Do You Need a Permit to Clear Land in Georgia?

When land clearing needs a permit in Georgia, what counties typically require, the one-acre rule, stream buffers, and how to stay out of trouble.

Published 2026-07-13 by John Mulkey, Owner

Short version: mowing and mulching vegetation usually does not need a permit. Moving dirt usually does. The line between those two is where landowners get in trouble, and the rules are set county by county. This is general guidance, not legal advice: your county office gets the final word.

The general rules of thumb in Georgia

  • Vegetation management such as brush cutting and forestry mulching that leaves the soil in place is typically treated like mowing and does not require a land disturbance permit in most counties.
  • Land disturbance such as grubbing stumps, grading, or cutting a driveway usually requires a land disturbance permit from the county, especially when it is tied to construction.
  • The one-acre rule: construction activity that disturbs one acre or more of soil generally falls under Georgia EPD stormwater (NPDES) permitting, with erosion controls required.
  • Stream buffers: Georgia's Erosion and Sedimentation Act requires a minimum 25 foot vegetated buffer along state waters, 50 feet on designated trout streams.
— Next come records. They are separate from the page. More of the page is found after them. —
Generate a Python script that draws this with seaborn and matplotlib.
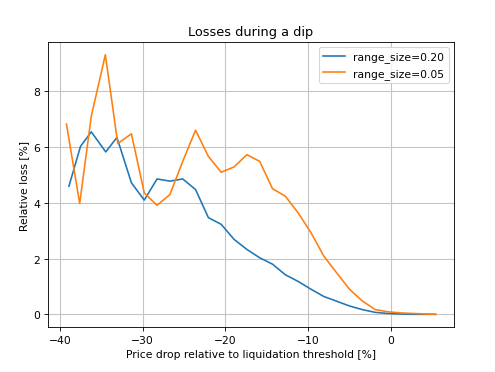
import matplotlib
matplotlib.use("Agg")
import matplotlib.pyplot as plt
import seaborn as sns
import pandas as pd

# Data
x_020 = [-38.9, -37.5, -36.2, -34.45, -33.1, -31.35, -29.8, -28.25, -26.7, -25.15,
         -23.6, -22.05, -20.5, -18.95, -17.4, -15.85, -14.3, -12.75, -11.2, -9.65,
         -8.1, -6.55, -5.0, -3.45, -1.9, -0.35, 1.2, 2.75, 4.3, 5.4]
loss_020 = [4.60, 6.03, 6.55, 5.83, 6.35, 4.72, 4.10, 4.86, 4.78, 4.86,
            4.48, 3.47, 3.23, 2.69, 2.33, 2.03, 1.80, 1.42, 1.18, 0.90,
            0.64, 0.47, 0.30, 0.17, 0.07, 0.03, 0.01, 0.0, 0.0, 0.0]

x_005 = [-39.2, -37.6, -36.2, -34.5, -33.0, -31.35, -29.8, -28.25, -26.7, -25.15,
         -23.6, -22.05, -20.5, -18.95, -17.4, -15.85, -14.3, -12.75, -11.2, -9.65,
         -8.1, -6.55, -5.0, -3.45, -1.9, -0.35, 1.2, 2.75, 4.3, 5.4]
loss_005 = [6.83, 3.98, 7.11, 9.32, 6.13, 6.48, 4.36, 3.91, 4.30, 5.49,
            6.61, 5.67, 5.10, 5.29, 5.73, 5.49, 4.51, 4.24, 3.64, 2.93,
            2.09, 1.49, 0.90, 0.48, 0.17, 0.09, 0.05, 0.03, 0.01, 0.0]

labels = ["range_size=0.20", "range_size=0.05"]

df = pd.concat([
    pd.DataFrame({"x": x_020, "loss": loss_020, "series": labels[0]}),
    pd.DataFrame({"x": x_005, "loss": loss_005, "series": labels[1]}),
], ignore_index=True)

plt.rcParams.update(plt.rcParamsDefault)
plt.rcParams["font.family"] = ["DejaVu Sans"]

dpi = 77.34
fig = plt.figure(figsize=(495 / dpi, 373 / dpi), dpi=dpi)
ax = fig.add_axes([48 / 495, (373 - 328.3) / 373, 406 / 495, (328.3 - 42.7) / 373])

sns.lineplot(data=df, x="x", y="loss", hue="series", hue_order=labels,
             palette=["#1f77b4", "#ff7f0e"], ax=ax, sort=False, estimator=None)

ax.grid(True, color="#c4c4c4", linewidth=1.0)
ax.set_axisbelow(True)
ax.set_title("Losses during a dip")
ax.set_xlabel("Price drop relative to liquidation threshold [%]")
ax.set_ylabel("Relative loss [%]")
ax.set_xticks([-40, -30, -20, -10, 0])
ax.set_yticks([0, 2, 4, 6, 8])
ax.legend(title=None, loc="upper right")

fig.savefig("out.png", dpi=dpi)
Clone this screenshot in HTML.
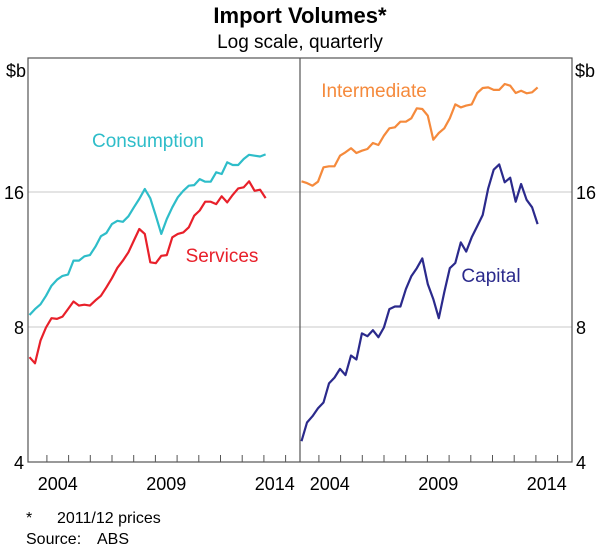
<!DOCTYPE html>
<html><head><meta charset="utf-8"><style>
body{margin:0;background:#fff;}
svg text{font-family:"Liberation Sans",Arial,sans-serif;}
</style></head><body>
<svg id="chart" width="600" height="546" xmlns="http://www.w3.org/2000/svg">
<text x="300" y="23" text-anchor="middle" font-size="22" font-weight="bold">Import Volumes*</text>
<text x="300" y="48" text-anchor="middle" font-size="19">Log scale, quarterly</text>
<g id="grid"></g>
<g id="series"></g>
<g id="axes"></g>
<text x="148" y="147" text-anchor="middle" font-size="19" fill="#2ebdc9">Consumption</text>
<text x="222" y="262" text-anchor="middle" font-size="19" fill="#e8202a">Services</text>
<text x="374" y="97" text-anchor="middle" font-size="19" fill="#f58a3c">Intermediate</text>
<text x="491" y="282" text-anchor="middle" font-size="19" fill="#2b2a8c">Capital</text>
<text x="26" y="523" font-size="16">*</text>
<text x="57" y="523" font-size="16">2011/12 prices</text>
<text x="26" y="544" font-size="16">Source:</text>
<text x="97" y="544" font-size="16">ABS</text>
</svg>
<script>
const startYear = 2003.2;
const quarterStep = 0.253;
const consumption = [8.51,8.77,8.99,9.39,9.89,10.2,10.4,10.47,11.25,11.25,11.5,11.57,12.08,12.75,12.96,13.57,13.8,13.73,14.12,14.79,15.44,16.25,15.49,14.17,12.9,13.93,14.79,15.57,16.1,16.53,16.58,17.1,16.87,16.87,17.7,17.55,18.64,18.38,18.38,18.95,19.37,19.28,19.2,19.41];
const services = [6.85,6.64,7.46,7.98,8.37,8.34,8.44,8.77,9.12,8.93,8.97,8.93,9.17,9.39,9.81,10.28,10.84,11.25,11.74,12.47,13.23,12.9,11.15,11.1,11.53,11.57,12.68,12.9,13.0,13.35,14.17,14.55,15.22,15.22,15.04,15.65,15.17,15.76,16.3,16.39,16.9,16.1,16.19,15.51];
const intermediate = [16.9,16.75,16.53,16.87,18.16,18.26,18.26,19.28,19.62,20.03,19.55,19.78,19.95,20.58,20.37,21.36,22.19,22.3,22.96,22.96,23.36,24.59,24.5,23.67,20.93,21.66,22.19,23.36,25.09,24.71,24.93,25.09,26.6,27.29,27.38,27.02,27.02,27.86,27.62,26.6,26.92,26.56,26.69,27.38];
const capital = [4.45,4.9,5.06,5.27,5.43,5.99,6.17,6.45,6.25,6.91,6.77,7.74,7.63,7.87,7.59,7.98,8.77,8.89,8.89,9.72,10.38,10.82,11.38,9.97,9.23,8.37,9.57,10.82,11.11,12.35,11.78,12.68,13.42,14.22,16.3,17.94,18.44,16.82,17.22,15.22,16.67,15.37,14.79,13.57];
const yTicks = [4,8,16];
const xLabels = [2004,2009,2014];
const tickYears = [2004,2005,2006,2007,2008,2009,2010,2011,2012,2013,2014,2015];

const NS='http://www.w3.org/2000/svg';
const plotTop=58, plotBottom=462, pxPerDouble=135;
function yPos(v){return plotBottom - Math.log2(v/4)*pxPerDouble;}
function xPos(year, off){return off + 46.9 + (year-2004)*21.7;}
function mk(tag, attrs, parent){const e=document.createElementNS(NS,tag);for(const k in attrs)e.setAttribute(k,attrs[k]);parent.appendChild(e);return e;}
const grid=document.getElementById('grid'), ser=document.getElementById('series'), axes=document.getElementById('axes');

yTicks.forEach(t=>{
  if(t>4){
    const g=mk('line',{x1:28,x2:572,y1:yPos(t),y2:yPos(t),stroke:'#c8c8c8','stroke-width':1},grid);
    
    
  }
  const l=mk('text',{x:24,y:yPos(t)+7,'text-anchor':'end','font-size':18},axes);
  l.textContent=t;
  
  
  const r=mk('text',{x:576,y:yPos(t)+7,'font-size':18},axes);
  r.textContent=t;
  
  
});
const ul=mk('text',{x:26,y:77,'text-anchor':'end','font-size':18},axes);ul.textContent='$b';


const ur=mk('text',{x:575,y:77,'font-size':18},axes);ur.textContent='$b';



[0,272].forEach(off=>{
  tickYears.forEach(yr=>{
    const tk=mk('line',{x1:xPos(yr,off),x2:xPos(yr,off),y1:plotBottom,y2:plotBottom-7,stroke:'#555','stroke-width':1},axes);
    
    
  });
  xLabels.forEach(yr=>{
    const t=mk('text',{x:xPos(yr+0.5,off),y:plotBottom+28,'text-anchor':'middle','font-size':18},axes);
    t.textContent=yr;
    
    
  });
});
const frame=mk('rect',{x:28,y:plotTop,width:544,height:plotBottom-plotTop,fill:'none',stroke:'#555','stroke-width':1.2},axes);


const div=mk('line',{x1:300,x2:300,y1:plotTop,y2:plotBottom,stroke:'#555','stroke-width':1.2},axes);



function drawLine(data, off, color, name){
  const pts=data.map((v,i)=>xPos(startYear+i*quarterStep,off).toFixed(1)+','+yPos(v).toFixed(1)).join(' ');
  const p=mk('polyline',{points:pts,fill:'none',stroke:color,'stroke-width':2.2,'stroke-linejoin':'round'},ser);
  
  
}
drawLine(consumption,0,'#2ebdc9','line-consumption');
drawLine(services,0,'#e8202a','line-services');
drawLine(intermediate,272,'#f58a3c','line-intermediate');
drawLine(capital,272,'#2b2a8c','line-capital');
</script>
</body></html>
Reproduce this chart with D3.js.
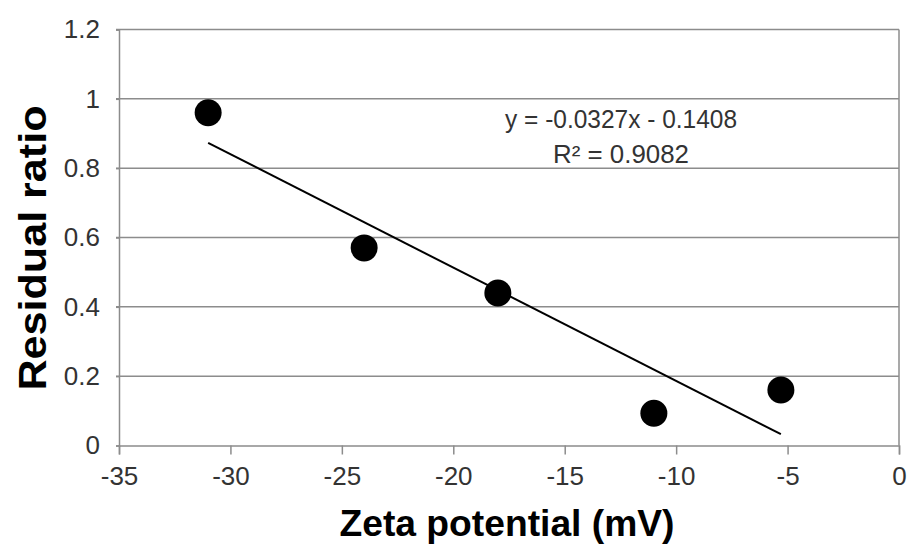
<!DOCTYPE html>
<html>
<head>
<meta charset="utf-8">
<script src="https://cdn.jsdelivr.net/npm/d3@7"></script>
<style>
  body { margin: 0; background: #fff; }
  svg { display: block; font-family: "Liberation Sans", Arial, sans-serif; }
</style>
</head>
<body>
<svg class="chart"></svg>
<script>
const zeta = [-31, -24, -18, -11, -5.3];
const residual = [0.96, 0.57, 0.44, 0.093, 0.16];
const xTicks = [-35, -30, -25, -20, -15, -10, -5, 0];
const yTicks = [0, 0.2, 0.4, 0.6, 0.8, 1, 1.2];
const slope = -0.0327;
const intercept = -0.1408;
const equation = ["y = -0.0327x - 0.1408", "R² = 0.9082"];

const width = 911;
const height = 547;
const margin = { top: 29.5, right: 12, bottom: 101.5, left: 119 };

const svg = d3.select(".chart")
  .attr("width", width)
  .attr("height", height);

const x = d3.scaleLinear()
  .domain([-35, 0])
  .range([margin.left, width - margin.right]);
const y = d3.scaleLinear()
  .domain([0, 1.2])
  .range([height - margin.bottom, margin.top]);

// horizontal gridlines
svg.append("g")
  .selectAll("line")
  .data(yTicks.filter((d) => d > 0))
  .enter()
  .append("line")
  .attr("x1", margin.left - 3)
  .attr("x2", x(0))
  .attr("y1", (d) => y(d))
  .attr("y2", (d) => y(d))
  .attr("stroke", "#8c8c8c")
  .attr("stroke-width", 1.5);

// right border
svg.append("line")
  .attr("x1", x(0))
  .attr("x2", x(0))
  .attr("y1", y(1.2))
  .attr("y2", y(0))
  .attr("stroke", "#8c8c8c")
  .attr("stroke-width", 1.5);

const xAxis = d3.axisBottom(x)
  .tickValues(xTicks)
  .tickSize(9)
  .tickPadding(12)
  .tickFormat(d3.format("d"));

const gx = svg.append("g")
  .attr("transform", "translate(0," + y(0) + ")")
  .call(xAxis);
gx.select(".domain").attr("stroke", "#8c8c8c").attr("stroke-width", 1.5);
gx.selectAll(".tick line").attr("stroke", "#8c8c8c").attr("stroke-width", 1.5);
gx.selectAll(".tick text")
  .attr("fill", "#333")
  .attr("font-size", "26px")
  .attr("font-family", "Liberation Sans, Arial, sans-serif")
  .text((d) => (d < 0 ? "-" + Math.abs(d) : d));

const yAxis = d3.axisLeft(y)
  .tickValues(yTicks)
  .tickSize(3)
  .tickPadding(16)
  .tickFormat((d) => String(+d.toFixed(1)));

const gy = svg.append("g")
  .attr("transform", "translate(" + margin.left + ",0)")
  .call(yAxis);
gy.select(".domain").attr("stroke", "#8c8c8c").attr("stroke-width", 1.5);
gy.selectAll(".tick line").attr("stroke", "#8c8c8c").attr("stroke-width", 1.5);
gy.selectAll(".tick text")
  .attr("fill", "#333")
  .attr("font-size", "26px")
  .attr("font-family", "Liberation Sans, Arial, sans-serif");

// trendline
const xs = d3.extent(zeta);
svg.append("line")
  .attr("x1", x(xs[0]))
  .attr("y1", y(slope * xs[0] + intercept))
  .attr("x2", x(xs[1]))
  .attr("y2", y(slope * xs[1] + intercept))
  .attr("stroke", "#000")
  .attr("stroke-width", 2);

// points
svg.append("g")
  .selectAll("circle")
  .data(zeta)
  .enter()
  .append("circle")
  .attr("cx", (d) => x(d))
  .attr("cy", (d, i) => y(residual[i]))
  .attr("r", 13.5)
  .attr("fill", "#000");

// equation label
svg.append("g")
  .selectAll("text")
  .data(equation)
  .enter()
  .append("text")
  .attr("x", 621)
  .attr("y", (d, i) => 128 + i * 35)
  .attr("text-anchor", "middle")
  .attr("font-size", "25px")
  .attr("fill", "#333")
  .attr("textLength", (d, i) => (i === 0 ? 232 : 136))
  .attr("lengthAdjust", "spacingAndGlyphs")
  .text((d) => d);

// axis titles
svg.append("text")
  .attr("text-anchor", "middle")
  .attr("font-size", "36px")
  .attr("font-weight", "bold")
  .attr("fill", "#000")
  .attr("textLength", 335)
  .attr("lengthAdjust", "spacingAndGlyphs")
  .attr("transform", "translate(507,536)")
  .text("Zeta potential (mV)");

svg.append("text")
  .attr("text-anchor", "middle")
  .attr("font-size", "38px")
  .attr("font-weight", "bold")
  .attr("fill", "#000")
  .attr("textLength", 285)
  .attr("lengthAdjust", "spacingAndGlyphs")
  .attr("transform", "translate(46,248) rotate(-90)")
  .text("Residual ratio");
</script>
</body>
</html>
Clearing inside a buffer without a variance is one of the fastest ways to earn a fine.
  • Agricultural and forestry exemptions exist in many counties, but they are narrower than people assume. "It is for the farm" does not automatically cover a future homesite.

How this plays out in Northwest Georgia

Floyd, Bartow, Polk, and Gordon counties each run their own permitting through their building or development offices. A phone call before the machine shows up costs nothing. Clearing first and asking later can cost plenty.

How we handle it

When we walk a property, part of the conversation is what the job triggers: pure mulching that needs no paperwork, or dirt work that needs a permit before we cut. We would rather lose a week to the county office than put your project sideways. That goes for a half-acre lot in Rome or a large tract anywhere in Georgia.

Questions about your property? Call (706) 936-4615. If we do not know your county's answer, we will help you find out before anything gets cleared.

Selectively cleared land between mature trees

Frequently Asked Questions

Often yes for vegetation management like bush hogging and mulching that does not disturb soil or change drainage. Once grading, grubbing, or construction enters the picture, county rules usually apply. Always confirm with your county before work starts.

Legally the landowner, though a contractor should flag what a job needs. Be careful with anyone who tells you permits never matter.